Short problem: Restate the material word for word and leave out anything that is a picture.

━━━ Dataset content

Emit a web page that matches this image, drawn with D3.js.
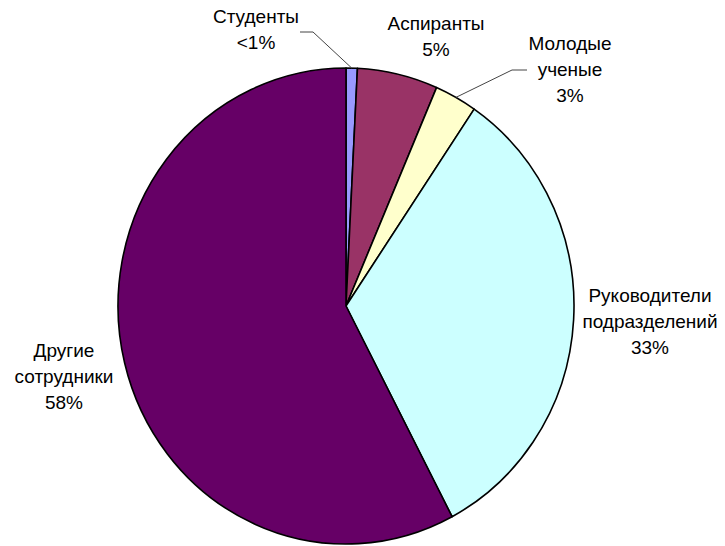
<!DOCTYPE html>
<html>
<head>
<meta charset="utf-8">
<script src="https://cdn.jsdelivr.net/npm/d3@7"></script>
<style>
  body { margin: 0; background: #fff; }
  text { font-family: "Liberation Sans", Arial, sans-serif; font-size: 19px; fill: #000; }
</style>
</head>
<body>
<svg id="chart" width="725" height="546"></svg>
<script>
(function(){
    // data (percent)
    var categories = ['Студенты', 'Аспиранты', 'Молодые ученые', 'Руководители подразделений', 'Другие сотрудники'];
    var values = [0.8, 5.7, 3.0, 32.8, 57.7];
    var labels = [['Студенты', '<1%'], ['Аспиранты', '5%'], ['Молодые', 'ученые', '3%'],
                  ['Руководители', 'подразделений', '33%'], ['Другие', 'сотрудники', '58%']];
    var colors = ['#9999ff', '#993366', '#ffffcc', '#ccffff', '#660066'];

    // layout
    var cx = 346, cy = 306, rx = 228, ry = 238;
    var labelPos = [[256, 23], [436, 30], [570, 50], [650, 302], [64, 357]]; // first baseline
    var lineH = 26;
    // leader lines: [label side point, elbow]
    var leaders = { 0: [[300, 32], [313, 32]], 2: [[527, 70], [512, 70]] };

    var svg = d3.select('#chart');

    var pie = d3.pie().sort(null).value(function(d){ return d; });
    var arcs = pie(values);
    var arc = d3.arc().innerRadius(0).outerRadius(rx);

    var g = svg.append('g')
        .attr('transform', 'translate(' + cx + ',' + cy + ') scale(1,' + (ry / rx) + ')');

    g.selectAll('path')
        .data(arcs)
        .enter().append('path')
        .attr('d', arc)
        .attr('fill', function(d, i){ return colors[i]; })
        .attr('stroke', '#000')
        .attr('stroke-width', 1.6)
        .attr('stroke-linejoin', 'round')
        .attr('vector-effect', 'non-scaling-stroke');

    // leader lines to slice edge at mid angle
    Object.keys(leaders).forEach(function(k){
        var d = arcs[k];
        var a = (d.startAngle + d.endAngle) / 2;
        var end = [cx + rx * Math.sin(a), cy - ry * Math.cos(a)];
        var pts = leaders[k].concat([end]);
        svg.append('path')
            .attr('d', d3.line()(pts))
            .attr('fill', 'none')
            .attr('stroke', '#444')
            .attr('stroke-width', 1);
    });

    labels.forEach(function(lines, i){
        var t = svg.append('text')
            .attr('text-anchor', 'middle');
        lines.forEach(function(s, j){
            t.append('tspan')
                .attr('x', labelPos[i][0])
                .attr('y', labelPos[i][1] + j * lineH)
                .text(s);
        });
    });
})();
</script>
</body>
</html>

━━━━━━

Answer to the task:
Emit a web page that matches this image, drawn with D3.js.
<!DOCTYPE html>
<html>
<head>
<meta charset="utf-8">
<script src="https://cdn.jsdelivr.net/npm/d3@7"></script>
<style>
  body { margin: 0; background: #fff; }
  text { font-family: "Liberation Sans", Arial, sans-serif; font-size: 19px; fill: #000; }
</style>
</head>
<body>
<svg id="chart" width="725" height="546"></svg>
<script>
(function(){
    // data (percent)
    var categories = ['Студенты', 'Аспиранты', 'Молодые ученые', 'Руководители подразделений', 'Другие сотрудники'];
    var values = [0.8, 5.7, 3.0, 32.8, 57.7];
    var labels = [['Студенты', '<1%'], ['Аспиранты', '5%'], ['Молодые', 'ученые', '3%'],
                  ['Руководители', 'подразделений', '33%'], ['Другие', 'сотрудники', '58%']];
    var colors = ['#9999ff', '#993366', '#ffffcc', '#ccffff', '#660066'];

    // layout
    var cx = 346, cy = 306, rx = 228, ry = 238;
    var labelPos = [[256, 23], [436, 30], [570, 50], [650, 302], [64, 357]]; // first baseline
    var lineH = 26;
    // leader lines: [label side point, elbow]
    var leaders = { 0: [[300, 32], [313, 32]], 2: [[527, 70], [512, 70]] };

    var svg = d3.select('#chart');

    var pie = d3.pie().sort(null).value(function(d){ return d; });
    var arcs = pie(values);
    var arc = d3.arc().innerRadius(0).outerRadius(rx);

    var g = svg.append('g')
        .attr('transform', 'translate(' + cx + ',' + cy + ') scale(1,' + (ry / rx) + ')');

    g.selectAll('path')
        .data(arcs)
        .enter().append('path')
        .attr('d', arc)
        .attr('fill', function(d, i){ return colors[i]; })
        .attr('stroke', '#000')
        .attr('stroke-width', 1.6)
        .attr('stroke-linejoin', 'round')
        .attr('vector-effect', 'non-scaling-stroke');

    // leader lines to slice edge at mid angle
    Object.keys(leaders).forEach(function(k){
        var d = arcs[k];
        var a = (d.startAngle + d.endAngle) / 2;
        var end = [cx + rx * Math.sin(a), cy - ry * Math.cos(a)];
        var pts = leaders[k].concat([end]);
        svg.append('path')
            .attr('d', d3.line()(pts))
            .attr('fill', 'none')
            .attr('stroke', '#444')
            .attr('stroke-width', 1);
    });

    labels.forEach(function(lines, i){
        var t = svg.append('text')
            .attr('text-anchor', 'middle');
        lines.forEach(function(s, j){
            t.append('tspan')
                .attr('x', labelPos[i][0])
                .attr('y', labelPos[i][1] + j * lineH)
                .text(s);
        });
    });
})();
</script>
</body>
</html>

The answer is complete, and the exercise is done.